4. De rechtbank is van oordeel dat uit het op ambtsbelofte opgemaakte proces-verbaal van aanhouding van 19 september 2022 blijkt dat eiser slapend is aangetroffen in een portiek en niet beschikte over een geldig legitimatiebewijs. De verbalisant ging over tot aanhouding van eiser als verdachte van een overtreding van artikel 2:38B van de Algemene plaatselijke verordening (APV) van Den Haag. Hieruit blijkt dat de bevoegdheid tot staandehouding is uitgeoefend in het kader van de algemene politietaak. Volgens vaste rechtspraak is het niet aan de rechter in vreemdelingenzaken om te oordelen over de aanwending van andere dan bij of krachtens de Vw toegekende bevoegdheden. De beroepsgrond slaagt derhalve niet.

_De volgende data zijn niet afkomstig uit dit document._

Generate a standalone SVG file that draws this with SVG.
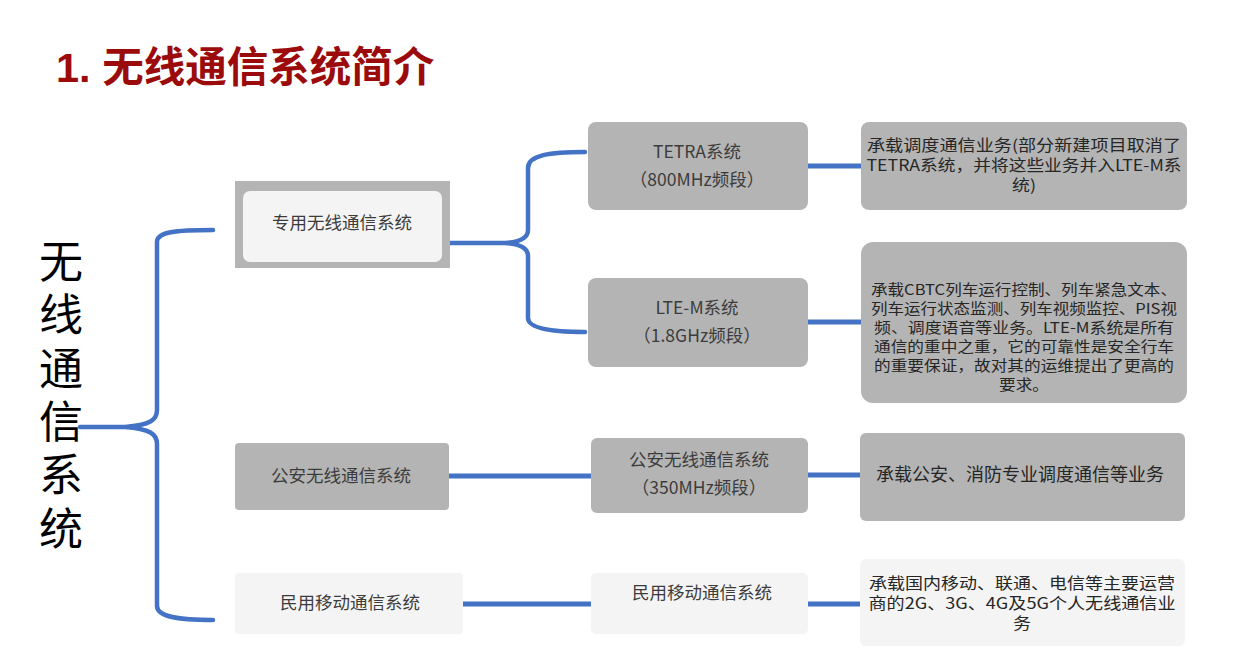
<svg xmlns="http://www.w3.org/2000/svg" width="1255" height="661" viewBox="0 0 1255 661">
<style>
.t{font-family:"Noto Sans CJK SC","Liberation Sans",sans-serif;text-anchor:middle;fill:#3c3c3c;font-size:17.5px}
.d{font-family:"Noto Sans CJK SC","Liberation Sans",sans-serif;text-anchor:middle;fill:#262626;font-size:15.5px}
.s{font-size:14.5px}
.g{fill:#b4b4b4}
.l{fill:#f4f4f4}
.c{fill:none;stroke:#4472c4;stroke-width:5}
.b{fill:none;stroke:#4472c4;stroke-width:4.5;stroke-linecap:round}
</style>
<rect width="1255" height="661" fill="#ffffff"/>
<text x="56" y="82" font-family="Liberation Sans, Noto Sans CJK SC, sans-serif" font-weight="bold" font-size="41.5" fill="#9b0b0b">1. 无线通信系统简介</text>
<g id="root">
<text x="61" y="239" style="writing-mode:vertical-rl;font-family:'Noto Sans CJK SC',sans-serif;font-size:44px;letter-spacing:9.4px;fill:#000000">无线通信系统</text>
</g>
<g id="connectors">
<path class="b" d="M213,230 C175,230 157,232 157,242 L157,410 C157,420 150,425 125,427 L80,427 M125,427 C150,429 157,434 157,444 L157,606 C157,616 175,620 213,620"/>
<path class="b" d="M585,152 C550,152 528,155 528,168 L528,230 C528,238 520,242 505,243 L449,243 M505,243 C520,244 528,248 528,256 L528,318 C528,328 550,332 585,332"/>
<line class="c" x1="808" y1="166" x2="861" y2="166"/>
<line class="c" x1="808" y1="322" x2="861" y2="322"/>
<line class="c" x1="449" y1="476" x2="591" y2="476"/>
<line class="c" x1="808" y1="475" x2="860" y2="475"/>
<line class="c" x1="463" y1="604" x2="591" y2="604"/>
<line class="c" x1="808" y1="604" x2="860" y2="604"/>
</g>
<g id="n-zhuanyong">
<rect class="g" x="235" y="181" width="215" height="87"/>
<rect class="l" x="243" y="191" width="199" height="71" rx="7"/>
<text class="t" x="342" y="229">专用无线通信系统</text>
</g>
<g id="n-tetra">
<rect class="g" x="588" y="122" width="220" height="88" rx="8"/>
<text class="t"><tspan x="697" y="158">TETRA系统</tspan><tspan x="697" y="186">（800MHz频段）</tspan></text>
</g>
<g id="n-tetra-desc">
<rect class="g" x="861" y="122" width="326" height="88" rx="8"/>
<text class="d"><tspan x="1024" y="151" textLength="314" lengthAdjust="spacingAndGlyphs">承载调度通信业务(部分新建项目取消了</tspan><tspan x="1024" y="171" textLength="315" lengthAdjust="spacingAndGlyphs">TETRA系统，并将这些业务并入LTE-M系</tspan><tspan x="1024" y="191" textLength="24" lengthAdjust="spacingAndGlyphs">统)</tspan></text>
</g>
<g id="n-ltem">
<rect class="g" x="588" y="278" width="220" height="89" rx="8"/>
<text class="t"><tspan x="697" y="314">LTE-M系统</tspan><tspan x="697" y="342">（1.8GHz频段）</tspan></text>
</g>
<g id="n-ltem-desc">
<rect class="g" x="861" y="242" width="326" height="161" rx="12"/>
<text class="d s"><tspan x="1024" y="294.7" textLength="306" lengthAdjust="spacingAndGlyphs">承载CBTC列车运行控制、列车紧急文本、</tspan><tspan x="1024" y="313.7" textLength="306" lengthAdjust="spacingAndGlyphs">列车运行状态监测、列车视频监控、PIS视</tspan><tspan x="1024" y="332.7" textLength="300" lengthAdjust="spacingAndGlyphs">频、调度语音等业务。LTE-M系统是所有</tspan><tspan x="1024" y="351.7" textLength="300" lengthAdjust="spacingAndGlyphs">通信的重中之重，它的可靠性是安全行车</tspan><tspan x="1024" y="370.7" textLength="300" lengthAdjust="spacingAndGlyphs">的重要保证，故对其的运维提出了更高的</tspan><tspan x="1024" y="389.7" textLength="50" lengthAdjust="spacingAndGlyphs">要求。</tspan></text>
</g>
<g id="n-gongan">
<rect class="g" x="235" y="443" width="214" height="67" rx="4"/>
<text class="t" x="341" y="482">公安无线通信系统</text>
</g>
<g id="n-gongan-mid">
<rect class="g" x="591" y="438" width="217" height="75" rx="6"/>
<text class="t"><tspan x="699" y="466">公安无线通信系统</tspan><tspan x="699" y="494">（350MHz频段）</tspan></text>
</g>
<g id="n-gongan-desc">
<rect class="g" x="860" y="433" width="325" height="88" rx="6"/>
<text class="d" x="1020" y="481" style="font-size:18px">承载公安、消防专业调度通信等业务</text>
</g>
<g id="n-minyong">
<rect class="l" x="235" y="573" width="228" height="61" rx="4"/>
<text class="t" x="350" y="609">民用移动通信系统</text>
</g>
<g id="n-minyong-mid">
<rect class="l" x="591" y="573" width="217" height="61" rx="5"/>
<text class="t" x="702" y="599">民用移动通信系统</text>
</g>
<g id="n-minyong-desc">
<rect class="l" x="860" y="559" width="325" height="87" rx="6"/>
<text class="d"><tspan x="1022" y="589" textLength="306" lengthAdjust="spacingAndGlyphs">承载国内移动、联通、电信等主要运营</tspan><tspan x="1022" y="609" textLength="307" lengthAdjust="spacingAndGlyphs">商的2G、3G、4G及5G个人无线通信业</tspan><tspan x="1022" y="629" textLength="18" lengthAdjust="spacingAndGlyphs">务</tspan></text>
</g>
</svg>
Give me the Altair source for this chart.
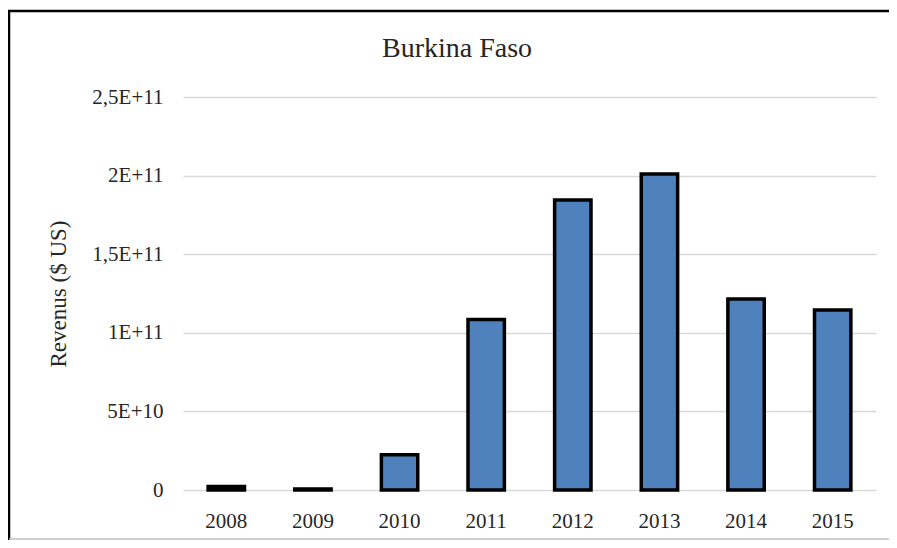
import altair as alt
import pandas as pd

years = ["2008", "2009", "2010", "2011", "2012", "2013", "2014", "2015"]
revenus = [2.3e9, 0.7e9, 2.25e10, 1.085e11, 1.845e11, 2.01e11, 1.215e11, 1.145e11]
tick_values = [0, 5e10, 1e11, 1.5e11, 2e11, 2.5e11]
tick_labels = ["0", "5E+10", "1E+11", "1,5E+11", "2E+11", "2,5E+11"]
chart_title = "Burkina Faso"

df = pd.DataFrame({"Année": years, "Revenus": revenus})

label_expr = ""
for v, l in zip(tick_values, tick_labels):
    label_expr += f"datum.value == {v:.0f} ? '{l}' : "
label_expr += "datum.label"

FONT = "Liberation Serif"
TXT = "#262626"

bars = alt.Chart(df).mark_bar(
    color="#4F81BD", stroke="#000000", strokeWidth=3.5
).encode(
    x=alt.X("Année:N", sort=years,
            scale=alt.Scale(paddingInner=0.58, paddingOuter=0.29),
            axis=alt.Axis(title=None, labelAngle=0, domain=False, ticks=False,
                          labelPadding=20, labelFontSize=21, labelFont=FONT,
                          labelColor=TXT, grid=False)),
    y=alt.Y("Revenus:Q",
            scale=alt.Scale(domain=[0, 2.5e11], nice=False),
            axis=alt.Axis(title="Revenus ($ US)", values=tick_values,
                          labelExpr=label_expr, domain=False, ticks=False,
                          labelPadding=20, labelFontSize=21, labelFont=FONT,
                          labelColor=TXT, titleFont=FONT, titleFontSize=23,
                          titleFontWeight="normal", titleColor=TXT,
                          titleX=-113, titleY=196.5, titleAngle=270,
                          titleAlign="center", titleBaseline="bottom",
                          gridColor="#D9D9D9", gridWidth=1.5)),
)

frame_df = pd.DataFrame({"k": [0]})
title_df = pd.DataFrame({"t": [chart_title]})

title_mark = alt.Chart(title_df).mark_text(
    font=FONT, fontSize=28, color=TXT, align="center", baseline="alphabetic"
).encode(x=alt.value(274), y=alt.value(-40), text="t:N")

left = alt.Chart(frame_df).mark_rule(color="#000000", strokeWidth=2.5).encode(
    x=alt.value(-174), y=alt.value(-86), y2=alt.value(445))
top = alt.Chart(frame_df).mark_rule(color="#000000", strokeWidth=2.5).encode(
    x=alt.value(-175), x2=alt.value(706), y=alt.value(-86))
bottom = alt.Chart(frame_df).mark_rule(color="#BFBFBF", strokeWidth=1.5).encode(
    x=alt.value(-174), x2=alt.value(706), y=alt.value(442))

chart = alt.layer(left, top, bottom, title_mark, bars).properties(
    width=693, height=393,
    autosize=alt.AutoSizeParams(type="none"),
    padding={"left": 175, "top": 89, "right": 13, "bottom": 50},
    background="#FFFFFF",
).configure_view(stroke=None)

chart.save("out.html", embed_options={"renderer": "svg", "actions": False})
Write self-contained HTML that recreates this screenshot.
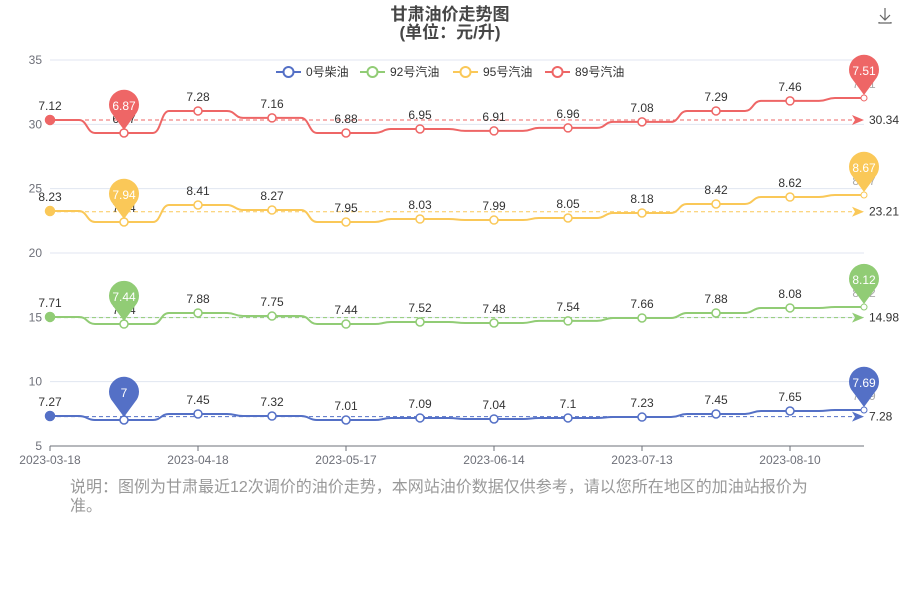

5. Voorts stelt de rechtbank vast dat uit de uitspraak van 10 augustus 2022 van deze rechtbank, zittingsplaats ’s Hertogenbosch, blijkt dat verweerder terecht aan eiser een terugkeerbesluit en een inreisverbod voor de duur van één jaar heeft opgelegd. In die uitspraak is overwogen dat, hoewel eisers in Nederland verblijvende echtgenote de Poolse nationaliteit heeft, deze relatie is verbroken waardoor eiser geen rechtmatig verblijf ontleent aan hun huwelijk. Ook blijkt dat eiser is veroordeeld voor mishandeling van zijn echtgenote en dat zij aan eiser een contact- en gebiedsverbod heeft laten opleggen. Uit het op ambtsbelofte opgemaakte proces-verbaal van bevindingen van 19 september 2022 blijkt dat eisers echtgenote en diens zoon verklaard hebben dat zij niets met eiser te maken willen hebben. Verweerder heeft eiser dan ook terecht aangemerkt als illegaal in Nederland verblijvende derdelander. Deze beroepsgrond faalt eveneens.
6. Het beroep is ongegrond. Daarom wordt ook het verzoek om schadevergoeding afgewezen.
7. Voor een proceskostenveroordeling bestaat geen aanleiding.

Beslissing

De rechtbank:
- verklaart het beroep ongegrond;
- wijst het verzoek om schadevergoeding af.
Deze uitspraak is gedaan door mr. B.F.Th. de Roos, rechter, in aanwezigheid van mr. N.F. Kreeftmeijer, griffier, en openbaar gemaakt door middel van geanonimiseerde publicatie op
www.rechtspraak.nl.
De uitspraak is bekendgemaakt op:
Rechtsmiddel
Tegen deze uitspraak kan hoger beroep worden ingesteld bij de Afdeling bestuursrechtspraak van de Raad van State binnen één week na de dag van bekendmaking.